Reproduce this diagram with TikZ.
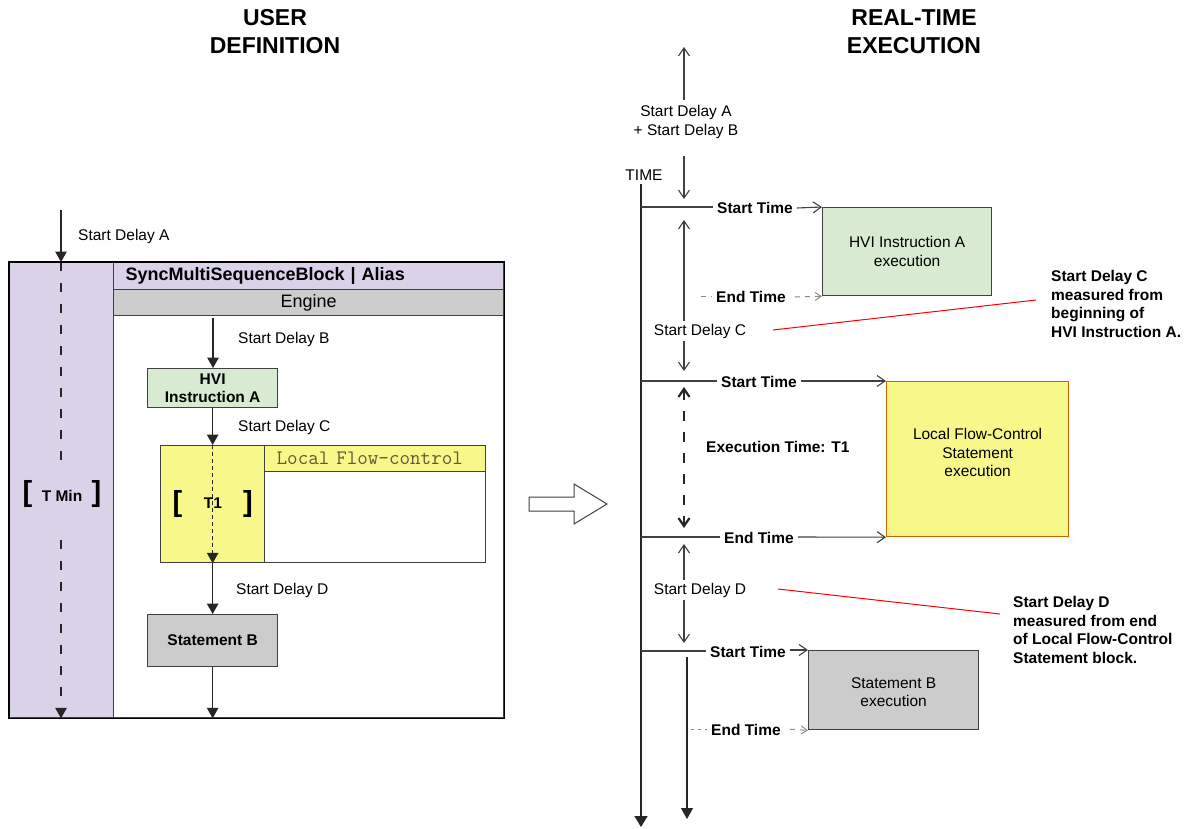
\documentclass[tikz,border=0pt]{standalone}
\usepackage{fontspec}
\setmainfont{Liberation Sans}
\usepackage{tikz}
\usetikzlibrary{arrows.meta}
\usetikzlibrary{positioning}

\definecolor{blockpurple}{RGB}{217,210,233}
\definecolor{enginegray}{RGB}{204,204,204}
\definecolor{instrgreen}{RGB}{217,234,211}
\definecolor{flowyellow}{RGB}{247,247,138}
\definecolor{flowedge}{RGB}{204,102,0}
\definecolor{flowtext}{RGB}{95,90,60}
\definecolor{lineclr}{RGB}{64,64,64}

\tikzset{
  lbl/.style={inner sep=0pt, font=\fontsize{15.5}{18.7}\selectfont},
  blbl/.style={inner sep=0pt, font=\fontsize{15.5}{18.7}\selectfont\bfseries},
  title/.style={align=center, font=\fontsize{23}{28}\selectfont\bfseries},
  brk/.style={inner sep=0pt, font=\fontsize{29}{29}\selectfont\bfseries},
  box/.style={draw=lineclr, line width=1.3pt, inner sep=0pt, anchor=north west},
  farr/.style={draw=black!85, line width=1.3pt, -{Triangle[length=10.5pt,width=11.5pt]}},
  oarr/.style={draw=lineclr, line width=1.1pt, -{Straight Barb[length=8pt,width=11pt]}},
  ln/.style={draw=lineclr, line width=1.1pt},
  gdash/.style={draw=black!45, line width=1pt, dash pattern=on 5pt off 5pt},
  garr/.style={gdash, dash phase=5pt, -{Straight Barb[length=6pt,width=8pt]}},
  tdash/.style={draw=black!85, line width=1.3pt, dash pattern=on 9pt off 12pt},
  note/.style={draw=red, line width=1pt},
}

\begin{document}
\begin{tikzpicture}[x=1pt, y=-1pt]
  \useasboundingbox (0,0) rectangle (1187,828);

  % user definition
  \node[title] (utitle) at (275,32) {USER\\DEFINITION};

  \node[box, fill=white, minimum width=494, minimum height=455] (outer) at (9,262) {};
  \node[box, fill=blockpurple, minimum width=104, minimum height=455] (tcol) at (9,262) {};
  \node[box, fill=blockpurple, minimum width=390, minimum height=27, inner xsep=12pt,
        text width=366, align=left, font=\fontsize{18}{20}\selectfont\bfseries] (hdr) at (113,262)
        {SyncMultiSequenceBlock | Alias};
  \node[box, fill=enginegray, minimum width=390, minimum height=26,
        font=\fontsize{18}{20}\selectfont] (eng) at (113,289) {Engine};

  \coordinate (sda) at (61,210);
  \draw[farr] (sda) -- (sda |- outer.north);
  \node[lbl, anchor=west] (lsda) at (78,236) {Start Delay A};

  \coordinate (tg1) at (61,470);
  \coordinate (tg2) at (61,540);
  \draw[tdash] (sda |- outer.north) -- (tg1);
  \draw[tdash, -{Triangle[length=10.5pt,width=11.5pt]}] (tg2) -- (tg2 |- outer.south);
  \node[brk] (tminl) at (27.5,494) {[};
  \node[blbl] (tmin) at (62,496) {T Min};
  \node[brk] (tminr) at (96.5,494) {]};

  \coordinate (sdb) at (213,318);
  \node[box, fill=instrgreen, minimum width=130, minimum height=39, align=center,
        font=\fontsize{15.5}{18}\selectfont\bfseries] (hvi) at (147,368) {HVI\\Instruction A};
  \draw[farr] (sdb) -- (sdb |- hvi.north);
  \node[lbl, anchor=west] (lsdb) at (238,339) {Start Delay B};

  \node[box, fill=white, minimum width=325, minimum height=117] (flow) at (160,445) {};
  \node[box, fill=flowyellow, minimum width=104, minimum height=117] (fleft) at (160,445) {};
  \node[box, fill=flowyellow, minimum width=221, minimum height=26, inner xsep=12pt,
        text width=197, align=left, text=flowtext,
        font=\fontsize{20.5}{22}\selectfont\ttfamily] (fhdr) at (264,445) {Local Flow-control};

  \draw[farr] (hvi.south) -- (hvi.south |- flow.north);
  \node[lbl, anchor=west] (lsdc) at (238,427) {Start Delay C};
  \draw[draw=black!85, line width=1.2pt, dash pattern=on 4pt off 3pt,
        -{Triangle[length=10.5pt,width=11.5pt]}] (hvi.south |- flow.north) -- (hvi.south |- flow.south);
  \node[brk] (t1l) at (177.5,504) {[};
  \node[blbl] (t1) at (213,503) {T1};
  \node[brk] (t1r) at (248,504) {]};

  \node[box, fill=enginegray, minimum width=130, minimum height=52,
        font=\fontsize{15.5}{18}\selectfont\bfseries] (stmt) at (147,614) {Statement B};
  \draw[farr] (hvi.south |- flow.south) -- (hvi.south |- stmt.north);
  \node[lbl, anchor=west] (lsdd) at (236,590) {Start Delay D};
  \draw[farr] (stmt.south) -- (stmt.south |- outer.south);

  \draw[draw=black, line width=1.3pt] (outer.north west) rectangle (outer.south east);

  % hollow arrow
  \draw[draw=black!75, line width=1pt, fill=white] (529,497) -- (574,497) -- (574,484)
    -- (607,504) -- (574,524) -- (574,511) -- (529,511) -- cycle;

  % real-time execution
  \node[title] (rtitle) at (914,32) {REAL-TIME\\EXECUTION};

  \node[lbl] (time) at (644,175) {TIME};
  \coordinate (t0) at (641,184);
  \coordinate (tend) at (641,827);
  \draw[draw=black!85, line width=1.6pt, -{Triangle[length=11pt,width=13pt]}] (t0) -- (tend);

  \node[lbl, align=center] (sdab) at (686,122) {Start Delay A\\+ Start Delay B};
  \coordinate (ab0) at (684,47);
  \coordinate (ab1) at (684,100);
  \coordinate (ab2) at (684,156);
  \coordinate (ab3) at (684,199);
  \draw[oarr] (ab1) -- (ab0);
  \draw[oarr] (ab2) -- (ab3);

  % row 1
  \coordinate (r1) at (641,207);
  \node[blbl, anchor=west, inner xsep=4pt] (st1) at (713,208) {Start Time};
  \node[box, fill=instrgreen, minimum width=169, minimum height=88] (hvix) at (822,207) {};
  \node[lbl, align=center] (hvit) at (hvix.center) {HVI Instruction A\\execution};
  \draw[ln] (r1) -- (r1 -| st1.west);
  \draw[oarr] (st1.east) -- (hvix.north west);

  \coordinate (e1) at (701,296);
  \node[blbl, anchor=west, inner xsep=4pt] (et1) at (712,297) {End Time};
  \draw[gdash] (e1) -- (e1 -| et1.west);
  \draw[garr] (et1.east) -- (hvix.south west);

  \node[lbl, inner ysep=3pt] (sdc) at (700,331) {Start Delay C};
  \coordinate (c0) at (684,220);
  \coordinate (c1) at (684,371);
  \draw[oarr] (sdc.north -| c0) -- (c0);
  \draw[oarr] (sdc.south -| c1) -- (c1);

  \coordinate (cl) at (773,330);
  \coordinate (cr) at (1036,300);
  \draw[note] (cl) -- (cr);
  \node[blbl, anchor=north west, align=left] (notec) at (1051,270)
    {Start Delay C\\measured from\\beginning of\\HVI Instruction A.};

  % row 2
  \coordinate (r2) at (641,381);
  \node[blbl, anchor=west, inner xsep=4pt] (st2) at (717,382) {Start Time};
  \node[box, draw=flowedge, line width=1.2pt, fill=flowyellow, minimum width=182, minimum height=155] (lfcx) at (886,381) {};
  \node[lbl, align=center, yshift=6.5pt] (lfct) at (lfcx.center) {Local Flow-Control\\Statement\\execution};
  \draw[ln] (r2) -- (r2 -| st2.west);
  \draw[oarr] (st2.east |- r2) -- (lfcx.north west);

  \coordinate (x1) at (684,387);
  \coordinate (x2) at (684,528);
  \draw[draw=black!85, line width=2.2pt, dash pattern=on 10pt off 11pt,
        {Straight Barb[length=8pt,width=11pt]}-{Straight Barb[length=8pt,width=11pt]}] (x1) -- (x2);
  \node[blbl, anchor=west] (exec) at (706,447) {Execution Time: T1};

  % row 3
  \coordinate (r3) at (641,537);
  \node[blbl, anchor=west, inner xsep=4pt] (et2) at (720,538) {End Time};
  \draw[ln] (r3) -- (r3 -| et2.west);
  \draw[oarr] (et2.east |- r3) -- (lfcx.south west);

  \node[lbl, inner ysep=3pt] (sdd) at (700,590) {Start Delay D};
  \coordinate (d0) at (684,544);
  \coordinate (d1) at (684,643);
  \draw[oarr] (sdd.north -| d0) -- (d0);
  \draw[oarr] (sdd.south -| d1) -- (d1);

  \coordinate (dl) at (778,589);
  \coordinate (dr) at (1000,614);
  \draw[note] (dl) -- (dr);
  \node[blbl, anchor=north west, align=left] (noted) at (1013,596)
    {Start Delay D\\measured from end\\of Local Flow-Control\\Statement block.};

  % row 4
  \coordinate (r4) at (641,651);
  \node[blbl, anchor=west, inner xsep=4pt] (st3) at (706,652) {Start Time};
  \node[box, fill=enginegray, minimum width=170, minimum height=79] (stmx) at (808,650) {};
  \node[lbl, align=center, yshift=-2pt] (stmt2) at (stmx.center) {Statement B\\execution};
  \draw[ln] (r4) -- (r4 -| st3.west);
  \draw[oarr] (st3.east |- stmx.north) -- (stmx.north west);

  \coordinate (b0) at (687,657);
  \coordinate (b1) at (687,819);
  \draw[draw=black!85, line width=1.2pt, -{Triangle[length=11pt,width=12pt]}] (b0) -- (b1);

  \coordinate (e2) at (691,729);
  \node[blbl, anchor=west, inner xsep=4pt] (et3) at (707,730) {End Time};
  \draw[gdash, dash pattern=on 3pt off 4pt] (e2) -- (e2 -| et3.west);
  \draw[garr] (et3.east |- e2) -- (stmx.south west);
\end{tikzpicture}
\end{document}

□ □ □

_Exercise brief_. Could the lines from the top of the material through the line with "(utitle) at (275,32)" be repeated exactly, pictures left out?

_Expected answer_.
Reproduce this diagram with TikZ.
\documentclass[tikz,border=0pt]{standalone}
\usepackage{fontspec}
\setmainfont{Liberation Sans}
\usepackage{tikz}
\usetikzlibrary{arrows.meta}
\usetikzlibrary{positioning}

\definecolor{blockpurple}{RGB}{217,210,233}
\definecolor{enginegray}{RGB}{204,204,204}
\definecolor{instrgreen}{RGB}{217,234,211}
\definecolor{flowyellow}{RGB}{247,247,138}
\definecolor{flowedge}{RGB}{204,102,0}
\definecolor{flowtext}{RGB}{95,90,60}
\definecolor{lineclr}{RGB}{64,64,64}

\tikzset{
  lbl/.style={inner sep=0pt, font=\fontsize{15.5}{18.7}\selectfont},
  blbl/.style={inner sep=0pt, font=\fontsize{15.5}{18.7}\selectfont\bfseries},
  title/.style={align=center, font=\fontsize{23}{28}\selectfont\bfseries},
  brk/.style={inner sep=0pt, font=\fontsize{29}{29}\selectfont\bfseries},
  box/.style={draw=lineclr, line width=1.3pt, inner sep=0pt, anchor=north west},
  farr/.style={draw=black!85, line width=1.3pt, -{Triangle[length=10.5pt,width=11.5pt]}},
  oarr/.style={draw=lineclr, line width=1.1pt, -{Straight Barb[length=8pt,width=11pt]}},
  ln/.style={draw=lineclr, line width=1.1pt},
  gdash/.style={draw=black!45, line width=1pt, dash pattern=on 5pt off 5pt},
  garr/.style={gdash, dash phase=5pt, -{Straight Barb[length=6pt,width=8pt]}},
  tdash/.style={draw=black!85, line width=1.3pt, dash pattern=on 9pt off 12pt},
  note/.style={draw=red, line width=1pt},
}

\begin{document}
\begin{tikzpicture}[x=1pt, y=-1pt]
  \useasboundingbox (0,0) rectangle (1187,828);

  % user definition
  \node[title] (utitle) at (275,32) {USER\\DEFINITION};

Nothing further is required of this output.